Chebelyon was introduced to karate by his stepbrother, Baxter Linn, a senior at Norwich Free Academy. Linn wants to be a movie stuntman, and Chebelyon is his partner-in-mischief. The pair recently jumped off the roof of the house, and they keep old mattresses in the front yard to practice maneuvers. Chebelyon said he avoids injuries from his escapades by rolling. But before rolling, he said, he lands on his feet.
”He's resilient,” said Chebelyon's mother, Nancy Linn. “If Kuvi was a plant, I would say he would be a perennial for sure.”
Chebelyon and his sister were born in Maryland but moved to Kenya for six years to live with his maternal grandparents, avoiding his parents' divorce. In Kenyan schools, he said, students are disciplined by stick, but kids have more freedom to roam than they do here. He speaks fluent Swahili from his years living there.

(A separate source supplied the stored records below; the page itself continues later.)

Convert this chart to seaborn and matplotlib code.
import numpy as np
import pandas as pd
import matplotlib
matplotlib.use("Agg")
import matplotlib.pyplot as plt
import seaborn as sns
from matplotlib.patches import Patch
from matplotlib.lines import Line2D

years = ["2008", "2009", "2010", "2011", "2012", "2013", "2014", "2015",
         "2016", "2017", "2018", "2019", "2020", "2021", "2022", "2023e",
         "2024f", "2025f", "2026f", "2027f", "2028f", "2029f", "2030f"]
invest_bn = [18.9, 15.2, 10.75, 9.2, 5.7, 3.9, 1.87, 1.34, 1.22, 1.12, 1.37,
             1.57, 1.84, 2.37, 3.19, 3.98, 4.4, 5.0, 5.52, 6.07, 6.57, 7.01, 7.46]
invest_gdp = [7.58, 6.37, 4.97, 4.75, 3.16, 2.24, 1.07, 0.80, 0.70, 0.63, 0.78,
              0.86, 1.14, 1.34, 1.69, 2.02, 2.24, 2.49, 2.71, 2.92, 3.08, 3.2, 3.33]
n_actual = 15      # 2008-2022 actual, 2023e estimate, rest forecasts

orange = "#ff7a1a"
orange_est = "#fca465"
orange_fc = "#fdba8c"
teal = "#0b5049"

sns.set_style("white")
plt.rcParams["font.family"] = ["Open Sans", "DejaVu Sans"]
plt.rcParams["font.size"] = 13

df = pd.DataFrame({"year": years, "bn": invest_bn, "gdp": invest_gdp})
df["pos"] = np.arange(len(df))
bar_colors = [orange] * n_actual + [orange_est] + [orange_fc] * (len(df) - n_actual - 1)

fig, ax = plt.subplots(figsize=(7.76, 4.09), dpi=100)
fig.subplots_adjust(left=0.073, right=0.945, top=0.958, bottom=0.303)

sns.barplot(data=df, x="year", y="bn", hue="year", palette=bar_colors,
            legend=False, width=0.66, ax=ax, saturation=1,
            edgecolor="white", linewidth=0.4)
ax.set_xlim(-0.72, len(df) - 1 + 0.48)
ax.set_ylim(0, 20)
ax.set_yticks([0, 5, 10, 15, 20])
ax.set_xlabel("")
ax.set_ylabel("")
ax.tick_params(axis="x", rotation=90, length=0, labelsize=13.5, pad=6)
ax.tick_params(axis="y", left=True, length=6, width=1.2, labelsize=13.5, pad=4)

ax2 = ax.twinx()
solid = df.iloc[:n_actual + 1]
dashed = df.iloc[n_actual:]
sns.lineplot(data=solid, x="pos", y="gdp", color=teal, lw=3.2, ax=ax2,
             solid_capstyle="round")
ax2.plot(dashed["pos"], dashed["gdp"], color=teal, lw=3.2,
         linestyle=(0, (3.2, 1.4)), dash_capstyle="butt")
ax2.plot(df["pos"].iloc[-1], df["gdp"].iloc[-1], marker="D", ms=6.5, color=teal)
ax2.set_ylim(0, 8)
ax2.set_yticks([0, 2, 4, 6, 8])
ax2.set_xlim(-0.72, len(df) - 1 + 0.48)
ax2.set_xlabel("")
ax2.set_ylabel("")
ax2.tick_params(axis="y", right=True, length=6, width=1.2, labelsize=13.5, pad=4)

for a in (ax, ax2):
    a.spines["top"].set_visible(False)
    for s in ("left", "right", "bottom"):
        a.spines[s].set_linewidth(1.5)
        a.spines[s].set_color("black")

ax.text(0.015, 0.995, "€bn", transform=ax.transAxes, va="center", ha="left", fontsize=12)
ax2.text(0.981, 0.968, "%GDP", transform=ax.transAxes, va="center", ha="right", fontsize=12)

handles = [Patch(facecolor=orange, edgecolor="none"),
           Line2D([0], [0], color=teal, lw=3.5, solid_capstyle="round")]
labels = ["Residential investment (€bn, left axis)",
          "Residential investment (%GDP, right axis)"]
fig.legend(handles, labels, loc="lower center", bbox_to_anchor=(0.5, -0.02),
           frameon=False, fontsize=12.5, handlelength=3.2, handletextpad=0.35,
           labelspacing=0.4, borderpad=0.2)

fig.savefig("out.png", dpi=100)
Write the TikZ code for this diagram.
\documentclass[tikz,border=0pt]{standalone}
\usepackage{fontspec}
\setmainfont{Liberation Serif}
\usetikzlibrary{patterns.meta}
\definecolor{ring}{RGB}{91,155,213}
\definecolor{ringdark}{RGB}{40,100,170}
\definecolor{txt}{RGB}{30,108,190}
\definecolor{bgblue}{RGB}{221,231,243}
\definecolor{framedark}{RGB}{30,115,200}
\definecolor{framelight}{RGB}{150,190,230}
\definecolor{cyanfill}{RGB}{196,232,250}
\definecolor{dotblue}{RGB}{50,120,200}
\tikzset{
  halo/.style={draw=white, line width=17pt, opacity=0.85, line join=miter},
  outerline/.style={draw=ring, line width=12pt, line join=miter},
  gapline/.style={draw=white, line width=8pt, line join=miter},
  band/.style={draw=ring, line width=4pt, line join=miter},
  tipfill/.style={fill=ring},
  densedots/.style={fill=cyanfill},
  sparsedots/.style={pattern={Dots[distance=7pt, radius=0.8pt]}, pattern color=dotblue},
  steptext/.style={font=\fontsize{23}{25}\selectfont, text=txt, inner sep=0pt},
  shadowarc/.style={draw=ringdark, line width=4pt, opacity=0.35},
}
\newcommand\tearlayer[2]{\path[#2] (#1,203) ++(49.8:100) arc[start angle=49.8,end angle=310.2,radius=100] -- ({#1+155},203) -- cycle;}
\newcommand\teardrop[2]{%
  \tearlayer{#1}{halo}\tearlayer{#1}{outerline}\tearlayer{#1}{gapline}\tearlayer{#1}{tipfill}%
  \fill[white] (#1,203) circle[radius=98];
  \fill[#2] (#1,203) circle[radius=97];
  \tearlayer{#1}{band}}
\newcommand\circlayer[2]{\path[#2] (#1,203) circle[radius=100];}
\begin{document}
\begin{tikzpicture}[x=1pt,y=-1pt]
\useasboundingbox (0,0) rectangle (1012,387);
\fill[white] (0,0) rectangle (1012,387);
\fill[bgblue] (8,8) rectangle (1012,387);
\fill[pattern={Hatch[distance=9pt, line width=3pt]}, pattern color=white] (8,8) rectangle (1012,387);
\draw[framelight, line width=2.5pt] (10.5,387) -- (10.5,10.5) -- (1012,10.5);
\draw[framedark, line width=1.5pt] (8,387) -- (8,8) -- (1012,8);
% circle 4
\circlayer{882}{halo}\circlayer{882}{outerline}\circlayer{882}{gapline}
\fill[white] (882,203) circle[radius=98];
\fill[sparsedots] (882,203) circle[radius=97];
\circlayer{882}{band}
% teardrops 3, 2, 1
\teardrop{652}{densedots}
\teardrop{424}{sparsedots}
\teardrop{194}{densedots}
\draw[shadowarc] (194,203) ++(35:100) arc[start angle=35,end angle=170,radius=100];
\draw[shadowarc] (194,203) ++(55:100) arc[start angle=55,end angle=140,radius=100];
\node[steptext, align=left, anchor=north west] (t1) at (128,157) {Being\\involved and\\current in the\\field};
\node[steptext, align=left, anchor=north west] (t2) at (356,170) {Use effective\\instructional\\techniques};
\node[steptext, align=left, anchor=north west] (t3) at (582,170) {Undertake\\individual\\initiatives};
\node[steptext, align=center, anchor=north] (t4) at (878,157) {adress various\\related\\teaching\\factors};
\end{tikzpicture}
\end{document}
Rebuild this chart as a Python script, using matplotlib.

He moved back to the United States in 2001. His mother is remarried to an Electric Boat engineer who has a son and daughter the same ages as Chebelyon and his sister. The four teens clean up after dinner together on nights the Linn siblings are there, joking and jostling with an amiable chemistry. They speak in detail about topics from woodworking to downloading.
Chebelyon, it seems, is interested in everything.
His French teacher, Renee Sylvestre, said he gets so excited about learning that he sometimes forgets to finish his work, unable to resist poring over the French books she stores in her classroom.
”He could pull straight A's without a problem, but he doesn't because of the spongelike quality of his brain,” Sylvestre said. “It's hard for me to fault a student for wanting to learn more.” She said he's engaged and mature beyond his years.
”He's a joy,” Sylvestre said. “If I had a whole class of Kuvis, I would be one happy woman.”